*DESCRIPTION OF THE TASK:*
Your task is to print the material below exactly as presented.
______
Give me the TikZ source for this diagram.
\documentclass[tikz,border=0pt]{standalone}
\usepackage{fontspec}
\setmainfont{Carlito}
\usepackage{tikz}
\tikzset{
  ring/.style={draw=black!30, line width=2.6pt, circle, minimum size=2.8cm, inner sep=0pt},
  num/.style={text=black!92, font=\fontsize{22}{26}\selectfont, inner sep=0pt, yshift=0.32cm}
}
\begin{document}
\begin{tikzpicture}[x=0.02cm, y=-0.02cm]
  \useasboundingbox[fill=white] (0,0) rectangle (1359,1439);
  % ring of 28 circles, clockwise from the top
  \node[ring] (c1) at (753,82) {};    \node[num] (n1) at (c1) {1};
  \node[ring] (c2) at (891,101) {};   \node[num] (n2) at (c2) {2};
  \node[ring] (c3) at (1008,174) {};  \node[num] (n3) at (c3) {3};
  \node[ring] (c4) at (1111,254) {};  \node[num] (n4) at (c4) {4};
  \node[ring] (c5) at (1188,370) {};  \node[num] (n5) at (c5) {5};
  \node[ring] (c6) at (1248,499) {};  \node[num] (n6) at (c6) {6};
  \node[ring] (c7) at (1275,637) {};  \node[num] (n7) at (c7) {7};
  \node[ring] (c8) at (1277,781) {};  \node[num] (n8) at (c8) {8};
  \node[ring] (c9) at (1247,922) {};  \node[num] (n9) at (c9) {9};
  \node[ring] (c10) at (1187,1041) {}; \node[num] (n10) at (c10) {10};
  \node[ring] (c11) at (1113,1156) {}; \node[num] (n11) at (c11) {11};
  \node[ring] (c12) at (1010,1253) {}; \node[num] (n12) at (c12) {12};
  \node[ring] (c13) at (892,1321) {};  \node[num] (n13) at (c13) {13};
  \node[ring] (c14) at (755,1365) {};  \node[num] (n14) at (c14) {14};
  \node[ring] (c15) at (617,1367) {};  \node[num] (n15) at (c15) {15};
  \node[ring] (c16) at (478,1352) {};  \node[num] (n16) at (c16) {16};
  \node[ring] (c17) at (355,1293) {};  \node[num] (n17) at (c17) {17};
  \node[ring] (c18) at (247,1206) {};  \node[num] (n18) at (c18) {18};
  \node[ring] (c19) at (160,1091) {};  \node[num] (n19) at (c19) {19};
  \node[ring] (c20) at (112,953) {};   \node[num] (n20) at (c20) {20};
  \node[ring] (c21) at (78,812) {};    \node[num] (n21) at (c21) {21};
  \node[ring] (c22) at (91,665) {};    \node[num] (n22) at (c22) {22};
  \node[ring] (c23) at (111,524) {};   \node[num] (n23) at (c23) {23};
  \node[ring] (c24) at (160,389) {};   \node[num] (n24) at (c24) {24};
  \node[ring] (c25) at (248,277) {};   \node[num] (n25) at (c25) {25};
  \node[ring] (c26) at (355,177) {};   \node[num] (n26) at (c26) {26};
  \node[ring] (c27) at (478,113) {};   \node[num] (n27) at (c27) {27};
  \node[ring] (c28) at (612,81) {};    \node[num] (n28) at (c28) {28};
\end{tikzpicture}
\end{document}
______
*IN RESPONSE:*
Give me the TikZ source for this diagram.
\documentclass[tikz,border=0pt]{standalone}
\usepackage{fontspec}
\setmainfont{Carlito}
\usepackage{tikz}
\tikzset{
  ring/.style={draw=black!30, line width=2.6pt, circle, minimum size=2.8cm, inner sep=0pt},
  num/.style={text=black!92, font=\fontsize{22}{26}\selectfont, inner sep=0pt, yshift=0.32cm}
}
\begin{document}
\begin{tikzpicture}[x=0.02cm, y=-0.02cm]
  \useasboundingbox[fill=white] (0,0) rectangle (1359,1439);
  % ring of 28 circles, clockwise from the top
  \node[ring] (c1) at (753,82) {};    \node[num] (n1) at (c1) {1};
  \node[ring] (c2) at (891,101) {};   \node[num] (n2) at (c2) {2};
  \node[ring] (c3) at (1008,174) {};  \node[num] (n3) at (c3) {3};
  \node[ring] (c4) at (1111,254) {};  \node[num] (n4) at (c4) {4};
  \node[ring] (c5) at (1188,370) {};  \node[num] (n5) at (c5) {5};
  \node[ring] (c6) at (1248,499) {};  \node[num] (n6) at (c6) {6};
  \node[ring] (c7) at (1275,637) {};  \node[num] (n7) at (c7) {7};
  \node[ring] (c8) at (1277,781) {};  \node[num] (n8) at (c8) {8};
  \node[ring] (c9) at (1247,922) {};  \node[num] (n9) at (c9) {9};
  \node[ring] (c10) at (1187,1041) {}; \node[num] (n10) at (c10) {10};
  \node[ring] (c11) at (1113,1156) {}; \node[num] (n11) at (c11) {11};
  \node[ring] (c12) at (1010,1253) {}; \node[num] (n12) at (c12) {12};
  \node[ring] (c13) at (892,1321) {};  \node[num] (n13) at (c13) {13};
  \node[ring] (c14) at (755,1365) {};  \node[num] (n14) at (c14) {14};
  \node[ring] (c15) at (617,1367) {};  \node[num] (n15) at (c15) {15};
  \node[ring] (c16) at (478,1352) {};  \node[num] (n16) at (c16) {16};
  \node[ring] (c17) at (355,1293) {};  \node[num] (n17) at (c17) {17};
  \node[ring] (c18) at (247,1206) {};  \node[num] (n18) at (c18) {18};
  \node[ring] (c19) at (160,1091) {};  \node[num] (n19) at (c19) {19};
  \node[ring] (c20) at (112,953) {};   \node[num] (n20) at (c20) {20};
  \node[ring] (c21) at (78,812) {};    \node[num] (n21) at (c21) {21};
  \node[ring] (c22) at (91,665) {};    \node[num] (n22) at (c22) {22};
  \node[ring] (c23) at (111,524) {};   \node[num] (n23) at (c23) {23};
  \node[ring] (c24) at (160,389) {};   \node[num] (n24) at (c24) {24};
  \node[ring] (c25) at (248,277) {};   \node[num] (n25) at (c25) {25};
  \node[ring] (c26) at (355,177) {};   \node[num] (n26) at (c26) {26};
  \node[ring] (c27) at (478,113) {};   \node[num] (n27) at (c27) {27};
  \node[ring] (c28) at (612,81) {};    \node[num] (n28) at (c28) {28};
\end{tikzpicture}
\end{document}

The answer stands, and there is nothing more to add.